• [What is asked]
Copy out each line exactly; pictures stay out of the copy.

• [Data extract]

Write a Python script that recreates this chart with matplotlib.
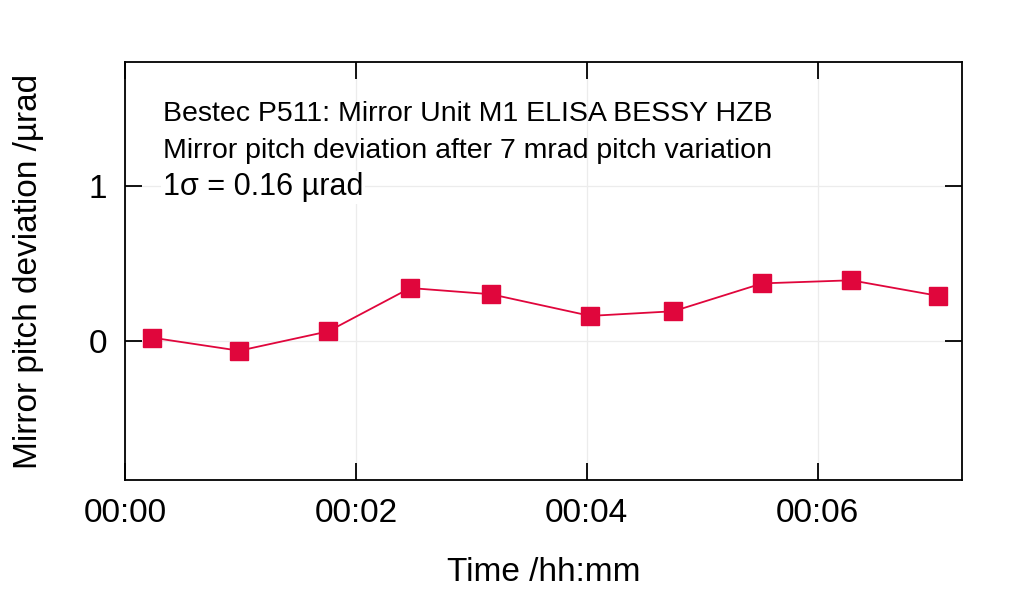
import matplotlib
matplotlib.use("Agg")
import matplotlib.pyplot as plt
from matplotlib.ticker import FuncFormatter

# time in minutes since start, pitch deviation in µrad
time_min = [0.23, 0.99, 1.76, 2.47, 3.17, 4.03, 4.75, 5.52, 6.29, 7.04]
pitch_dev = [0.02, -0.065, 0.06, 0.34, 0.30, 0.16, 0.19, 0.37, 0.39, 0.29]

title_lines = ["Bestec P511: Mirror Unit M1 ELISA BESSY HZB",
               "Mirror pitch deviation after 7 mrad pitch variation"]
sigma_text = "1σ = 0.16 µrad"

RED = "#E0063C"

plt.rcParams["font.family"] = ["Liberation Sans", "DejaVu Sans"]

fig = plt.figure(figsize=(10.24, 5.94), dpi=100)
ax = fig.add_axes([125 / 1024, 1 - 480 / 594, (962 - 125) / 1024, (480 - 62) / 594])

ax.plot(time_min, pitch_dev, color=RED, lw=1.3, marker="s", ms=13,
        markerfacecolor=RED, markeredgecolor=RED, zorder=3)

ax.set_xlim(0, 7.25)
ax.set_ylim(-0.9, 1.8)
ax.set_xticks([0, 2, 4, 6])
ax.xaxis.set_major_formatter(FuncFormatter(lambda v, p: f"00:{int(round(v)):02d}"))
ax.set_yticks([0, 1])
ax.grid(color="#ececec", lw=0.9)
ax.set_axisbelow(True)

ax.tick_params(direction="in", length=12, width=1.3, labelsize=24,
               top=True, right=True, pad=13, colors="black")
for s in ax.spines.values():
    s.set_linewidth(1.3)

ax.set_xlabel("Time /hh:mm", fontsize=24, labelpad=20)
ax.set_ylabel("Mirror pitch deviation /µrad", fontsize=24, labelpad=32)

ax.text(0.045, 0.875, title_lines[0], transform=ax.transAxes,
        fontsize=20.5, va="center", ha="left")
ax.text(0.045, 0.787, title_lines[1], transform=ax.transAxes,
        fontsize=20.5, va="center", ha="left")
ax.text(0.045, 0.70, sigma_text, transform=ax.transAxes,
        fontsize=22, va="center", ha="left",
        bbox=dict(facecolor="white", edgecolor="none", pad=1))

fig.savefig("out.png", dpi=100)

• [Result for this exercise]
Write a Python script that recreates this chart with matplotlib.
import matplotlib
matplotlib.use("Agg")
import matplotlib.pyplot as plt
from matplotlib.ticker import FuncFormatter

# time in minutes since start, pitch deviation in µrad
time_min = [0.23, 0.99, 1.76, 2.47, 3.17, 4.03, 4.75, 5.52, 6.29, 7.04]
pitch_dev = [0.02, -0.065, 0.06, 0.34, 0.30, 0.16, 0.19, 0.37, 0.39, 0.29]

title_lines = ["Bestec P511: Mirror Unit M1 ELISA BESSY HZB",
               "Mirror pitch deviation after 7 mrad pitch variation"]
sigma_text = "1σ = 0.16 µrad"

RED = "#E0063C"

plt.rcParams["font.family"] = ["Liberation Sans", "DejaVu Sans"]

fig = plt.figure(figsize=(10.24, 5.94), dpi=100)
ax = fig.add_axes([125 / 1024, 1 - 480 / 594, (962 - 125) / 1024, (480 - 62) / 594])

ax.plot(time_min, pitch_dev, color=RED, lw=1.3, marker="s", ms=13,
        markerfacecolor=RED, markeredgecolor=RED, zorder=3)

ax.set_xlim(0, 7.25)
ax.set_ylim(-0.9, 1.8)
ax.set_xticks([0, 2, 4, 6])
ax.xaxis.set_major_formatter(FuncFormatter(lambda v, p: f"00:{int(round(v)):02d}"))
ax.set_yticks([0, 1])
ax.grid(color="#ececec", lw=0.9)
ax.set_axisbelow(True)

ax.tick_params(direction="in", length=12, width=1.3, labelsize=24,
               top=True, right=True, pad=13, colors="black")
for s in ax.spines.values():
    s.set_linewidth(1.3)

ax.set_xlabel("Time /hh:mm", fontsize=24, labelpad=20)
ax.set_ylabel("Mirror pitch deviation /µrad", fontsize=24, labelpad=32)

ax.text(0.045, 0.875, title_lines[0], transform=ax.transAxes,
        fontsize=20.5, va="center", ha="left")
ax.text(0.045, 0.787, title_lines[1], transform=ax.transAxes,
        fontsize=20.5, va="center", ha="left")
ax.text(0.045, 0.70, sigma_text, transform=ax.transAxes,
        fontsize=22, va="center", ha="left",
        bbox=dict(facecolor="white", edgecolor="none", pad=1))

fig.savefig("out.png", dpi=100)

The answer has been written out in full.